На первое занятие в мединститут пришло человек 50. Ректор стоял на улице и лично приветствовал и обнимал каждого. Ирина встретила своих старых знакомых. Все сильно изменились, особенно мальчишки. Некоторые были с фронта, раненые, хромые, с палочками, на костылях. Весь этот день они с подругой ревели, сидя на задней парте, вспоминали свою довоенную учебу и однокурсников. В ее дипломе об окончании мединститута написано: поступила в 1937 году, окончила в 1947 году. Несмотря на полученный диплом, Ирина всю жизнь, как она считала, боролась с комплексом зауряд-врача. При любой возможности ходила на курсы усовершенствования врачей по физиотерапии, по лечебной физкультуре, по фармацевтике и другим отраслям медицины.
Послесловие
Со своими блокадными коллегами у Ирины не сохранились связи, она больше с ними никогда не встречалась. С некоторыми институтскими друзьями она иногда перезванивалaсь и встречалaсь на курсах и конференциях. Она гордилась тем, что некоторые ее сокурсники стали потом выдающимися врачами. Станислав Яковлевич Долецкий возглавлял кафедру детской хирургии Ленинградского педиатрического института. Он был выбран академиком АМН СССР и назначен главным детским хирургом России. А Георгий Степанович Юмашев руководил кафедрой травматологии и ортопедии Первого Московского медицинского университета им. И.М. Сеченова, стал членом-корреспондентом РАМН, заслуженным изобретателем и лауреатом Госпремии.
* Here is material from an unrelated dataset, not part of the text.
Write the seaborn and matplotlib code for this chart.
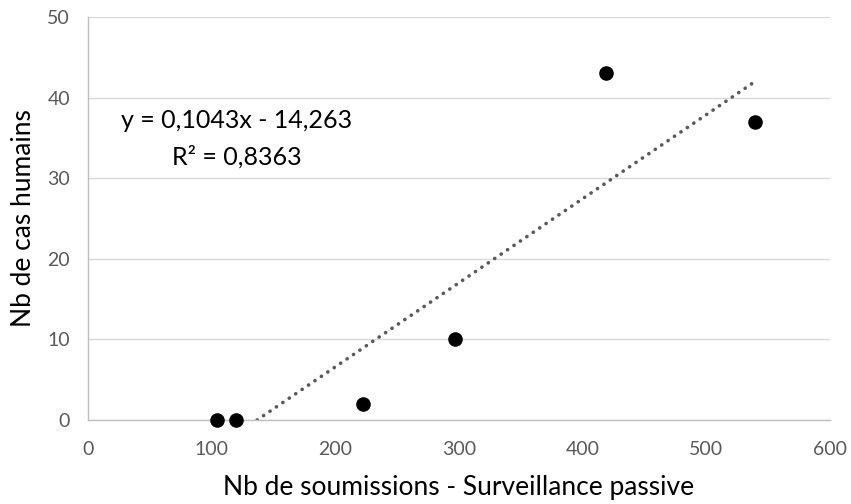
import numpy as np
import pandas as pd
import matplotlib
matplotlib.use("Agg")
import matplotlib.pyplot as plt
import seaborn as sns

# Data
soumissions = [104, 120, 222, 297, 419, 539]
cas_humains = [0, 0, 2, 10, 43, 37]
# Trendline coefficients as printed on the chart
slope = [0.1043]
intercept = [-14.263]
eq_text = ["y = 0,1043x - 14,263", "R² = 0,8363"]
x_ticks = [0, 100, 200, 300, 400, 500, 600]
y_ticks = [0, 10, 20, 30, 40, 50]

sns.set_theme(style="white")
plt.rcParams['font.family'] = ['Lato', 'DejaVu Sans']

df = pd.DataFrame({"x": soumissions, "y": cas_humains})

fig = plt.figure(figsize=(8.51, 5.04), dpi=100)
ax = fig.add_axes([88/851, 1 - 420/504, (830-88)/851, (420-17)/504])

# trendline over data range clipped to axis (y >= 0)
x0 = max(-intercept[0] / slope[0], min(soumissions))
x1 = max(soumissions)
tx = np.array([x0, x1])
ty = slope[0] * tx + intercept[0]
ax.plot(tx, ty, color="#595959", linewidth=2.6, linestyle=(0, (0.05, 2.1)),
        dash_capstyle="round", zorder=2)

sns.scatterplot(data=df, x="x", y="y", ax=ax, color="black", s=110,
                edgecolor="black", linewidth=0, zorder=3, clip_on=False)

ax.set_xlim(0, 600)
ax.set_ylim(0, 50)
ax.set_xticks(x_ticks)
ax.set_yticks(y_ticks)
ax.yaxis.grid(True, color="#d9d9d9", linewidth=1)
ax.xaxis.grid(False)
ax.set_axisbelow(True)

for s in ["top", "right"]:
    ax.spines[s].set_visible(False)
for s in ["left", "bottom"]:
    ax.spines[s].set_color("#bfbfbf")
    ax.spines[s].set_linewidth(1)

ax.tick_params(axis="both", which="both", direction="out", length=5, width=1,
               color="#bfbfbf", labelcolor="#595959", labelsize=14)
ax.tick_params(axis="x", pad=10)
ax.tick_params(axis="y", pad=8)

ax.set_xlabel("Nb de soumissions - Surveillance passive", fontsize=19, color="black", labelpad=12)
ax.set_ylabel("Nb de cas humains", fontsize=19, color="black", labelpad=8)

ax.text(120, 37.2, eq_text[0], fontsize=18, color="black", ha="center", va="center",
        transform=ax.transData)
ax.text(120, 32.6, eq_text[1], fontsize=18, color="black", ha="center", va="center",
        transform=ax.transData)

fig.savefig("out.png", dpi=100)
В личной жизни Ирины истории со счастливым концом не получилось. В начале 50-х годов она с Агаси развелась. И как говорили ее друзья, «взявши под мышку рояль и сынишку», Ирина уехала в Москву, добившись служебного перевода в одну из московских клиник. Агаси продолжал работать в Военно-морском госпитале им. Семашко в Ленинграде и однажды чуть было не стал главным врачом Черноморского флота, но что-то помешало этому. Он вышел в отставку, переехал жить и работать в Севастополь. С Агаси у Ирины сохранились неплохие отношения, и он каждый раз проездом в военный санаторий несколько дней жил у нас в доме. С ним, как ни странно, очень подружился новый муж Ирины, мой папа. Агаси больше не женился. В конце жизни он писал мемуары «Записки военного хирурга» и искал издателя. А Ирина в своей новой жизни в Москве старалась о войне и блокаде не думать и не вспоминать. A я все думаю, почему.